Starting with the first line of the data that follows, transcribe every line verbatim until the line containing "77, 80, 84];" has been transcribed.

# Recorded information:
+---+

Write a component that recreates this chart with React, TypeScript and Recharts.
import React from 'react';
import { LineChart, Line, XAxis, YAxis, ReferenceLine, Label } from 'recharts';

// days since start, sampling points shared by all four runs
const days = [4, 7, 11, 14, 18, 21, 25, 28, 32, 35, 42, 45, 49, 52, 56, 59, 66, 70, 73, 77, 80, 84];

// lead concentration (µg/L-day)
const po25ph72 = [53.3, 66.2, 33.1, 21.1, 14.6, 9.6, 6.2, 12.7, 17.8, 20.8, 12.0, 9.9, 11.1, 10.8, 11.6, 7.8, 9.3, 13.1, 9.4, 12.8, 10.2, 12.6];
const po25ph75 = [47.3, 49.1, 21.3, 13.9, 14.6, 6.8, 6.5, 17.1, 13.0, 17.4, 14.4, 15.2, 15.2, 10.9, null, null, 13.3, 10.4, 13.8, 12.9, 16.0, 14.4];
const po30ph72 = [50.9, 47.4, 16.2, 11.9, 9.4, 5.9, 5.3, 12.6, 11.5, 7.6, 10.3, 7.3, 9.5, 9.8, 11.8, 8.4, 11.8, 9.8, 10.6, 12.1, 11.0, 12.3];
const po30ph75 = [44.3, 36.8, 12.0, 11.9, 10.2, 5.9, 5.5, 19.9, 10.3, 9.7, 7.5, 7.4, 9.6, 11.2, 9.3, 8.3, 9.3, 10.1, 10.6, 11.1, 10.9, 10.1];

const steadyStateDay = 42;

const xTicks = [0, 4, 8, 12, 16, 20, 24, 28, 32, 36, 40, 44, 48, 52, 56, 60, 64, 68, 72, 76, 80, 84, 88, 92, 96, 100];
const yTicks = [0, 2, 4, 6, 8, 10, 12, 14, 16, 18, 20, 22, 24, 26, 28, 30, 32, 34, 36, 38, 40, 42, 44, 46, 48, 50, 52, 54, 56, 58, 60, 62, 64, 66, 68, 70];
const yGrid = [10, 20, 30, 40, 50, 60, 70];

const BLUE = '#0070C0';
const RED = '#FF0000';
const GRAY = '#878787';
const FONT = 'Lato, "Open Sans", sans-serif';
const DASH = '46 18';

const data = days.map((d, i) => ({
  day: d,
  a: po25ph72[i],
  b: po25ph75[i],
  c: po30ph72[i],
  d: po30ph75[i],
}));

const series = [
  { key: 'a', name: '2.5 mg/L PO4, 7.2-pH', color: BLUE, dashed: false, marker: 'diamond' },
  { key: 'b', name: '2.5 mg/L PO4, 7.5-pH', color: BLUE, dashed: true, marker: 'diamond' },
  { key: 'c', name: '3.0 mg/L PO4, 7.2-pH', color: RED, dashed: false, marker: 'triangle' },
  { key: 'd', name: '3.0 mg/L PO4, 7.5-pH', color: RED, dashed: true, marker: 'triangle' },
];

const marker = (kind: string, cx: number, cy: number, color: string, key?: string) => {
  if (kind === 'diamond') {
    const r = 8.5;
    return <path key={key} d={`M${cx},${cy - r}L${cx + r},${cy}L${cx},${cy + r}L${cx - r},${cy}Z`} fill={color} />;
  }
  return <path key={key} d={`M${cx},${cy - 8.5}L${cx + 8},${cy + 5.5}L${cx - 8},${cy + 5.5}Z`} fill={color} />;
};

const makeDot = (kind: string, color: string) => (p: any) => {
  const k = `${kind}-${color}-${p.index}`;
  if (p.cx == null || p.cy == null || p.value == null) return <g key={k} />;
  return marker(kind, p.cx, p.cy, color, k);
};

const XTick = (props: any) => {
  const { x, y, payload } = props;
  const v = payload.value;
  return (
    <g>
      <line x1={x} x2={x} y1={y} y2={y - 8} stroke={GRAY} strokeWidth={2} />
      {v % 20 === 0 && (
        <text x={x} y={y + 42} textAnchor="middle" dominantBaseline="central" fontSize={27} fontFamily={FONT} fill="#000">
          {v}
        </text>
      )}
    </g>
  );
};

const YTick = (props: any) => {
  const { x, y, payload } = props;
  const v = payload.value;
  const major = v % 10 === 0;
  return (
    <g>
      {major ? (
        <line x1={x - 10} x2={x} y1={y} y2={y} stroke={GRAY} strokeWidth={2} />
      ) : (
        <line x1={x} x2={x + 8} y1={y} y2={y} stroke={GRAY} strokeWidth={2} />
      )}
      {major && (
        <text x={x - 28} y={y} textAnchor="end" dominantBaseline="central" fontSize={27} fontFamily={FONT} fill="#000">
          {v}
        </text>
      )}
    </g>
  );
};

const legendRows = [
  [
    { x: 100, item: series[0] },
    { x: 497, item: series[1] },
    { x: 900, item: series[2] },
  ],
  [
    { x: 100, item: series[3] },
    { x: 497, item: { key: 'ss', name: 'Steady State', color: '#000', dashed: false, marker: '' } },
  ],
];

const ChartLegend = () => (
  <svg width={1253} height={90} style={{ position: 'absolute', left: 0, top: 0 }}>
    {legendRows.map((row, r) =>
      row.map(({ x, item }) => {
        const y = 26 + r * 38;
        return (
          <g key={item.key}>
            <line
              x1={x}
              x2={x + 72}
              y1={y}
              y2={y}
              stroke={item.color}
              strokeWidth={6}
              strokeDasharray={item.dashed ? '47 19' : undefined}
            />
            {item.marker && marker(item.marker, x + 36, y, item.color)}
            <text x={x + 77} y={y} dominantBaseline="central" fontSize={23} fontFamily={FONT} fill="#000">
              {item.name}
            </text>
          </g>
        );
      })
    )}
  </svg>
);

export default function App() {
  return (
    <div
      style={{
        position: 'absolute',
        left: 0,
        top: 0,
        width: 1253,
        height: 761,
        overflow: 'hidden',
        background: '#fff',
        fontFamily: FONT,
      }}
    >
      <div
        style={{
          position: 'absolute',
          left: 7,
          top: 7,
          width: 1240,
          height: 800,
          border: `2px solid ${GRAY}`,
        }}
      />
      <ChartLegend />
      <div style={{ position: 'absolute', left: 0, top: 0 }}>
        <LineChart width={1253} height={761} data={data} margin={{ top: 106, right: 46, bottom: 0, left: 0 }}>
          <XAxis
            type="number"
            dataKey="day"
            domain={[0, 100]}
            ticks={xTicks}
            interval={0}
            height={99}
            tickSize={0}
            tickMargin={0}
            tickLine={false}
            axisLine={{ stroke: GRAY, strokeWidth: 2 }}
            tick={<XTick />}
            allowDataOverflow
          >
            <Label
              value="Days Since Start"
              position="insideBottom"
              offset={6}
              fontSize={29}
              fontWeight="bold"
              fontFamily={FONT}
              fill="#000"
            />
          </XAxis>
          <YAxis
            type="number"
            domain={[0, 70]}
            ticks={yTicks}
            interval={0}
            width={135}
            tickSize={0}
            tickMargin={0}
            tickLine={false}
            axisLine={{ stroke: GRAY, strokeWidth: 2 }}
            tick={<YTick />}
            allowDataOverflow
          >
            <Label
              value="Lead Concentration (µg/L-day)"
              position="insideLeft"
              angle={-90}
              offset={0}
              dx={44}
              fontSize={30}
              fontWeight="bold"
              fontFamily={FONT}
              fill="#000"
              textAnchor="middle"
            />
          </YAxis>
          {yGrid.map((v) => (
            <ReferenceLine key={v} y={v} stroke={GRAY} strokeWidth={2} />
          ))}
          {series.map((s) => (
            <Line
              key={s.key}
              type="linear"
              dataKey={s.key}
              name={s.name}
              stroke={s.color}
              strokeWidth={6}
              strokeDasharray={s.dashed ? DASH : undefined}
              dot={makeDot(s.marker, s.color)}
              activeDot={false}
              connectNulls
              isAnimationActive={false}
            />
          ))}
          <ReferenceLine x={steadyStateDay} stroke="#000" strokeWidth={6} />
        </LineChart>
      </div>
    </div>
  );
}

+---+

# Solved exercise:
Write a component that recreates this chart with React, TypeScript and Recharts.
import React from 'react';
import { LineChart, Line, XAxis, YAxis, ReferenceLine, Label } from 'recharts';

// days since start, sampling points shared by all four runs
const days = [4, 7, 11, 14, 18, 21, 25, 28, 32, 35, 42, 45, 49, 52, 56, 59, 66, 70, 73, 77, 80, 84];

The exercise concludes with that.